### ITEMS
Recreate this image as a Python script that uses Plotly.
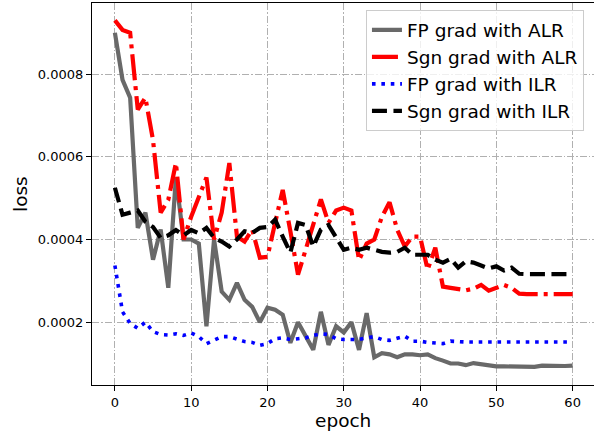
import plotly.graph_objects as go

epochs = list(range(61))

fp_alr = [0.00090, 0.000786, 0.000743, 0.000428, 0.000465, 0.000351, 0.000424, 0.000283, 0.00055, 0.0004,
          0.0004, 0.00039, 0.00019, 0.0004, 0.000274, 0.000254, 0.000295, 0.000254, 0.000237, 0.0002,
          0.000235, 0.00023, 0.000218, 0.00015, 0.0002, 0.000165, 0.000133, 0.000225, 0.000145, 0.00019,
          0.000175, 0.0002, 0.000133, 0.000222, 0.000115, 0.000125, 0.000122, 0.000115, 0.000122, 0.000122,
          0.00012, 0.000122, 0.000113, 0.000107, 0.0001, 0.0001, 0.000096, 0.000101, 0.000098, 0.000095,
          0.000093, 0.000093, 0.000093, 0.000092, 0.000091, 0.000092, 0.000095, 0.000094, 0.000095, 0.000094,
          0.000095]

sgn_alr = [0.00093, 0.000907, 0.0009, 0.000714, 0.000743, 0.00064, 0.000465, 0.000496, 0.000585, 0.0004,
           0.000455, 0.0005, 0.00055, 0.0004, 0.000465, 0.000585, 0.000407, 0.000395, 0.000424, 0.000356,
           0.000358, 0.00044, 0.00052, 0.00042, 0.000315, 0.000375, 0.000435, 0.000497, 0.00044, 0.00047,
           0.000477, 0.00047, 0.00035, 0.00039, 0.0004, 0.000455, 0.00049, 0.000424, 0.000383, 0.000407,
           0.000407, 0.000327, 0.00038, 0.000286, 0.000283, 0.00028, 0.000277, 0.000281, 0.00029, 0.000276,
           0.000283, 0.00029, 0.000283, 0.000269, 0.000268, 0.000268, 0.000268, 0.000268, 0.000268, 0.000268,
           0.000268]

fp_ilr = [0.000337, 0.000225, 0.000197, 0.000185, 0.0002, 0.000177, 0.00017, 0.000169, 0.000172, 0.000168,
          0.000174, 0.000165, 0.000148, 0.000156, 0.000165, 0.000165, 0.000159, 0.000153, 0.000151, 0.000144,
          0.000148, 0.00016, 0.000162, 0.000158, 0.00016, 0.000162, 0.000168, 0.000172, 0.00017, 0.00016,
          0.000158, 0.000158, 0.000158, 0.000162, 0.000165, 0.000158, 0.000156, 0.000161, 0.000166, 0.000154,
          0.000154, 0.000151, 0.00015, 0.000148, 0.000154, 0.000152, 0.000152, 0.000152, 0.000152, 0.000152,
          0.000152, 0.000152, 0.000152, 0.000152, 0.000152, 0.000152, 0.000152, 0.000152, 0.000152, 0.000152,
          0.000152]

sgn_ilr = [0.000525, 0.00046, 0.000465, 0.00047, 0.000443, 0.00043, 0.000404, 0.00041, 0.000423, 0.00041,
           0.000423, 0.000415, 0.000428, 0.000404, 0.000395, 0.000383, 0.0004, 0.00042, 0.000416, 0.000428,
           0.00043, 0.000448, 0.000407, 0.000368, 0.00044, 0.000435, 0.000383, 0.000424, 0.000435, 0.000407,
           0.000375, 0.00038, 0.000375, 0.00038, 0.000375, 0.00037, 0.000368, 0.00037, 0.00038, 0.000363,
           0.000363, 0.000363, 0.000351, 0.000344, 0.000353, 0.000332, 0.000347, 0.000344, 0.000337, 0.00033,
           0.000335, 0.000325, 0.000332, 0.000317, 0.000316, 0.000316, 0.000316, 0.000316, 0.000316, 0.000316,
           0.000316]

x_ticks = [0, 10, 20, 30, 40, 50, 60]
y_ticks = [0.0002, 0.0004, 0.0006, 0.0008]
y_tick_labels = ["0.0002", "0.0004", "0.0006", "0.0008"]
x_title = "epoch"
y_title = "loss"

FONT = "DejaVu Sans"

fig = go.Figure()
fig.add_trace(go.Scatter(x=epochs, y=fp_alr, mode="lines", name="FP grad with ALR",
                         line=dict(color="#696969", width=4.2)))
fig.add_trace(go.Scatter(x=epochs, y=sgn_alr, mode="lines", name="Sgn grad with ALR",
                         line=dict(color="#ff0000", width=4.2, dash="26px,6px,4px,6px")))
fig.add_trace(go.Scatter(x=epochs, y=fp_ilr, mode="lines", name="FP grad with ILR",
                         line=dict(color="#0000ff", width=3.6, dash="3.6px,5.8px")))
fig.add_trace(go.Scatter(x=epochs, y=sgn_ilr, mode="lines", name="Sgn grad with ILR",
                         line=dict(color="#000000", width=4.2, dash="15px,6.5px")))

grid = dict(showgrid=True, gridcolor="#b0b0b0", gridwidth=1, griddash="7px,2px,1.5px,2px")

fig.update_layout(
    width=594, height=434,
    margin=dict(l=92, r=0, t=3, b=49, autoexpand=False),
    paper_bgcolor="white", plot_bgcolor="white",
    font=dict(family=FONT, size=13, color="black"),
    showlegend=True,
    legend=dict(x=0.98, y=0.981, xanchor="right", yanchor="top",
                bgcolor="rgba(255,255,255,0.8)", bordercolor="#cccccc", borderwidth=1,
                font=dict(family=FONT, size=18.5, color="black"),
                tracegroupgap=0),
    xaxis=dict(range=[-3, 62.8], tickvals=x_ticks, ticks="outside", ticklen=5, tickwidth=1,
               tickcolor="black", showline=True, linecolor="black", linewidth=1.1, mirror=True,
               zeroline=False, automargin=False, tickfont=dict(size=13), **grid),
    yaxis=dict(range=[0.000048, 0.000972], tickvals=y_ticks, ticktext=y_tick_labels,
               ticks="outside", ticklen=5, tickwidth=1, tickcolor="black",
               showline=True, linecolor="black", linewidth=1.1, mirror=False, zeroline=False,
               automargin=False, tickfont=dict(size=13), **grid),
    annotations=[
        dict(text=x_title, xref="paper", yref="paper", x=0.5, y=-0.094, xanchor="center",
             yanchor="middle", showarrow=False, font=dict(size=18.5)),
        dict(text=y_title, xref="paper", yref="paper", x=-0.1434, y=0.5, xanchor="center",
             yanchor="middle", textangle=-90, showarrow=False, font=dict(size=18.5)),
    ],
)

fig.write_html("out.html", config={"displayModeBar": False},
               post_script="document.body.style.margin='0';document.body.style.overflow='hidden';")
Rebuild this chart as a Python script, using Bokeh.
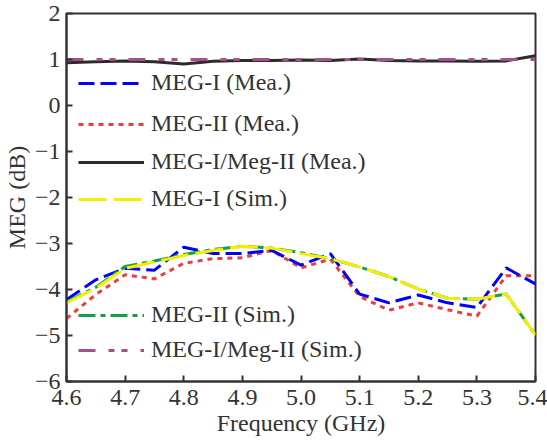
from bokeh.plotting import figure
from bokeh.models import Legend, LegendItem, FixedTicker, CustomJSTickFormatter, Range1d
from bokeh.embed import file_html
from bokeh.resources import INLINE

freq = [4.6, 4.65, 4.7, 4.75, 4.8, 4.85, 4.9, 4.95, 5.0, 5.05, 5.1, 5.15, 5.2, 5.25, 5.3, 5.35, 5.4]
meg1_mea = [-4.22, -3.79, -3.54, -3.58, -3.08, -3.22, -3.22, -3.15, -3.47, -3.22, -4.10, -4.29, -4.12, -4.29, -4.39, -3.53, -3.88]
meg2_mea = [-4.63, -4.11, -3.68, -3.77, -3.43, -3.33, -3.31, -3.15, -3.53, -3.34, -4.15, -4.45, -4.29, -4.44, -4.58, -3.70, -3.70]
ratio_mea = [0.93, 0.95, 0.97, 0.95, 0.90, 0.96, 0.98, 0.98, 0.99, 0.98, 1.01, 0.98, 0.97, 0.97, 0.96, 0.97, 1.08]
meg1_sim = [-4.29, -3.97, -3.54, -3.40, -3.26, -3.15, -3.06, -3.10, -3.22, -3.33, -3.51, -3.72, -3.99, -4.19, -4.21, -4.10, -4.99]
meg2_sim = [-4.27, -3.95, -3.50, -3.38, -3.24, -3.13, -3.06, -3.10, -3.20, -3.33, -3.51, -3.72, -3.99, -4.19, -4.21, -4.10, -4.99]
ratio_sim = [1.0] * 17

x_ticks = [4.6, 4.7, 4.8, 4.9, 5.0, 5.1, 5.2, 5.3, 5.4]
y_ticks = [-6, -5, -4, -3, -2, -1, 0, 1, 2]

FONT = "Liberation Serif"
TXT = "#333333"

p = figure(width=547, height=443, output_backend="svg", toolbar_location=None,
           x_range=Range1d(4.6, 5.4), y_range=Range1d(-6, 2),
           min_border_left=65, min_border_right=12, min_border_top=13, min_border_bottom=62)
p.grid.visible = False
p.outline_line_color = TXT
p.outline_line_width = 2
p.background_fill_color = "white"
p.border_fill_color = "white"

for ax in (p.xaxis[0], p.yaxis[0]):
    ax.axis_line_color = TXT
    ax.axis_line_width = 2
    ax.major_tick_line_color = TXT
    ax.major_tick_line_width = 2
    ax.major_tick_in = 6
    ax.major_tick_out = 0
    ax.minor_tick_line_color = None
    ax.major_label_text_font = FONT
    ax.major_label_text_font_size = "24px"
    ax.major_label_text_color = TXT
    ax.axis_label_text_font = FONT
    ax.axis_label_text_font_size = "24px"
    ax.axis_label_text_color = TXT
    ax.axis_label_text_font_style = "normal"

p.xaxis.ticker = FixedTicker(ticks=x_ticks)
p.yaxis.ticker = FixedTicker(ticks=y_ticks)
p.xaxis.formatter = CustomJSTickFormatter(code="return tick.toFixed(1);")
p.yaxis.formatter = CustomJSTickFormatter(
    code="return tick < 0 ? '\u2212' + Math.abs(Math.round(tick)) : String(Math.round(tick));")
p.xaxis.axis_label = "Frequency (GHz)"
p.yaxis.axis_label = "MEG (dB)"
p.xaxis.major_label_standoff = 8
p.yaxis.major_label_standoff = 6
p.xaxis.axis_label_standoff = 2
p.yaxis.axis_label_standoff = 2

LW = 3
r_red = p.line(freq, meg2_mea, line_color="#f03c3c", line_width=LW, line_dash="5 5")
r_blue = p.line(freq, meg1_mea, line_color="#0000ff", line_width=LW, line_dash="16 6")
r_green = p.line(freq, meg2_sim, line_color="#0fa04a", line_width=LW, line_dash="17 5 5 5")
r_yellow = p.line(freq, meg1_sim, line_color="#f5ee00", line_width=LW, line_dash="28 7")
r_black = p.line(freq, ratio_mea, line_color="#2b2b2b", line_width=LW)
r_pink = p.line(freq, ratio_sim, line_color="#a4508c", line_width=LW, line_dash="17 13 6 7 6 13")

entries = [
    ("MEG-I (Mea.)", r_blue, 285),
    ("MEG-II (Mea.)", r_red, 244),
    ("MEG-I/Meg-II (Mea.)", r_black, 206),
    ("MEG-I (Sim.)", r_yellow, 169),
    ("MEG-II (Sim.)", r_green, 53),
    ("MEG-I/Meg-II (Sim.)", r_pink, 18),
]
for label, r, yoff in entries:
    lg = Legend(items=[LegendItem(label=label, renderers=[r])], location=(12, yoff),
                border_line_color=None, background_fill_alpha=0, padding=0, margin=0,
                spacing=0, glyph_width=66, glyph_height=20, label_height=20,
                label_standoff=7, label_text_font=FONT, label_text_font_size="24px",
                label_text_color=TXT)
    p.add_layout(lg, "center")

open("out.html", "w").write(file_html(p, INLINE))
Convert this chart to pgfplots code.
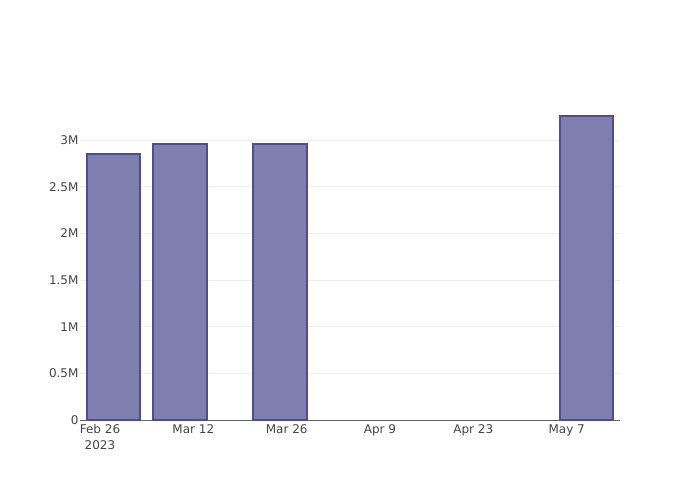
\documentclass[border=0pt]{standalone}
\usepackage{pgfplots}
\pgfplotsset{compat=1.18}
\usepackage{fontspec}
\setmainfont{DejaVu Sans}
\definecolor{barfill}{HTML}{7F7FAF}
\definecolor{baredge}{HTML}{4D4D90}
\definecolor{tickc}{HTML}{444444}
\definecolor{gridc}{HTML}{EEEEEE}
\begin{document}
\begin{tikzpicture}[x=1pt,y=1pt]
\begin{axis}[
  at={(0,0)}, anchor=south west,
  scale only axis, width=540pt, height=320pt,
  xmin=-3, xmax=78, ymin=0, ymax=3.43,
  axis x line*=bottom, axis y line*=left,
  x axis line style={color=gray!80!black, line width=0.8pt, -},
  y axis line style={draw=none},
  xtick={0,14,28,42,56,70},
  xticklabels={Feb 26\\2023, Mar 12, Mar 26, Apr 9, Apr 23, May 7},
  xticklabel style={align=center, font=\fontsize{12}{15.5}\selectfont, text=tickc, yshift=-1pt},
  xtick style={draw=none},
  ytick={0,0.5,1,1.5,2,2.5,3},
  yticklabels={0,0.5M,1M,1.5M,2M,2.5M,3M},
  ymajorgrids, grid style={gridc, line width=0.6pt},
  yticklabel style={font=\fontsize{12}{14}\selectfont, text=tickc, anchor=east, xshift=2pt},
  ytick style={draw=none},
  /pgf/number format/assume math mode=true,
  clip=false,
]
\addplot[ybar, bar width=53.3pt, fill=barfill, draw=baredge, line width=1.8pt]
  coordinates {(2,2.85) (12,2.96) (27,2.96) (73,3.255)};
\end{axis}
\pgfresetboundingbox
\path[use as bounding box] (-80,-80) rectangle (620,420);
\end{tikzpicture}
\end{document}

### PROBLEM DESCRIPTION
Pictures are excluded: retype only the lines from the beginning of the listing above through the line with "epochs = list(range(61))", both included.

### THE REPLY
Recreate this image as a Python script that uses Plotly.
import plotly.graph_objects as go

epochs = list(range(61))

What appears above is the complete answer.